What makes up how a person comes to think and live? Always an interesting question to consider.
I picked up a copy of Tony Hillerman’s memoir, “Seldom Disappointed”, on CD this afternoon from the downtown library.
I’ve really come to appreciate books on CD, as you are a captive audience spending that 20 minutes every morning and every evening driving too and from work being able to fully attend to whatever it is your “reading”, and you can power through pages in those bursts of time.
It’s through books on CD that I first read a Hillerman novel (finally). And then a second.
And I loved them, because the places he portrays are also my places. Locations and locales around New Mexico.
Reviewing a survey of titles in his Jim Chee and Joe Leaphorn mystery series, I stumbled across his memoir title- and I thought it was as good a time as any to learn more about the man.
I’m not very far into his personal story- one trip home from work, exactly- but even in this, Hillerman provides me with some insight into where he came from.
Dust bowl Oklahoma.
He was born in Sacred Heart, Oklahoma, in 1925, and grew up in a rural area in Pottawatomie County, Oklahoma. He was not a farmer, but not a city kid. His dad’s side was German, and his mom’s side had been English.
He was the youngest of three- his sister was the oldest, and then his brother.
He attended grade school at- Sacred Heart’s public school? No. He was one of a handful of local boys who attended St. Mary’s Academy, the day school at the Catholic boarding house which was founded for the education of… Pottawatomie Indian girls. His dad thought he would learn more there- along with a little religious instruction.
His childhood family life was happy. His family was poor, but so were all of the other family’s in the region around them. His family was a family, and they each loved one other.

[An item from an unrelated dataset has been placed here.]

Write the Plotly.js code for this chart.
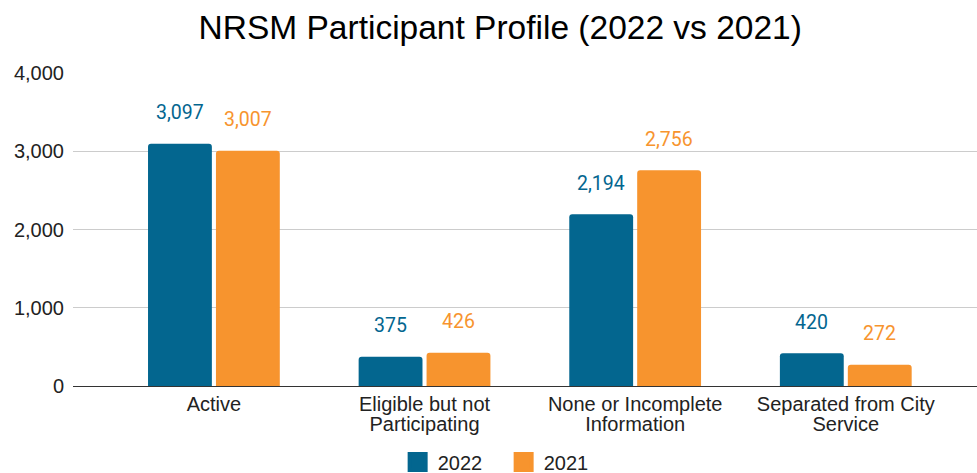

His parents worked hard. His dad farmed and ran a shop. The family prayed together before meals.
Farmers did fieldwork. Rural kids like him did chores.
He and his brother and other kids their age played war a lot. Sometimes they would play Cowboys and Indians, even after his Comanche friends realized the Indians, at least in the movies, always lost.
In time, he would become a foot soldier in Europe during World War II, landing in the D-Day invasions, and seeing action in France, carting around a mortar, and eventually being wounded in action, and then decorated with a Bronze Star, a Silver Star, and a Purple Heart.
And… then, after the war, he becomes a journalist and ends up in Santa Fe, New Mexico, in 1952, and then Albuquerque in 1966, where he teaches journalism at the University of New Mexico for a while- and then writes 18 mysteries that focus on two officers in the Navajo tribal police.
He was married for 60 years to his one and only wife, Marie Unzner, and together they raised 6 children- five of them adopted, and then had 10 grandchildren.
And after a distinguished career as a writer and teacher, Hillerman passed away in 2008 at the age of 83.
Growing up in Pottawatomie County, Hillerman had plenty of experiences with Native American culture, rural thinking, and the trials of the poor to help inform his vision as he shaped the characters of his Four Corners novels.
It’s interesting how our experiences shape us.
I’m looking forward to getting to know Hillerman better.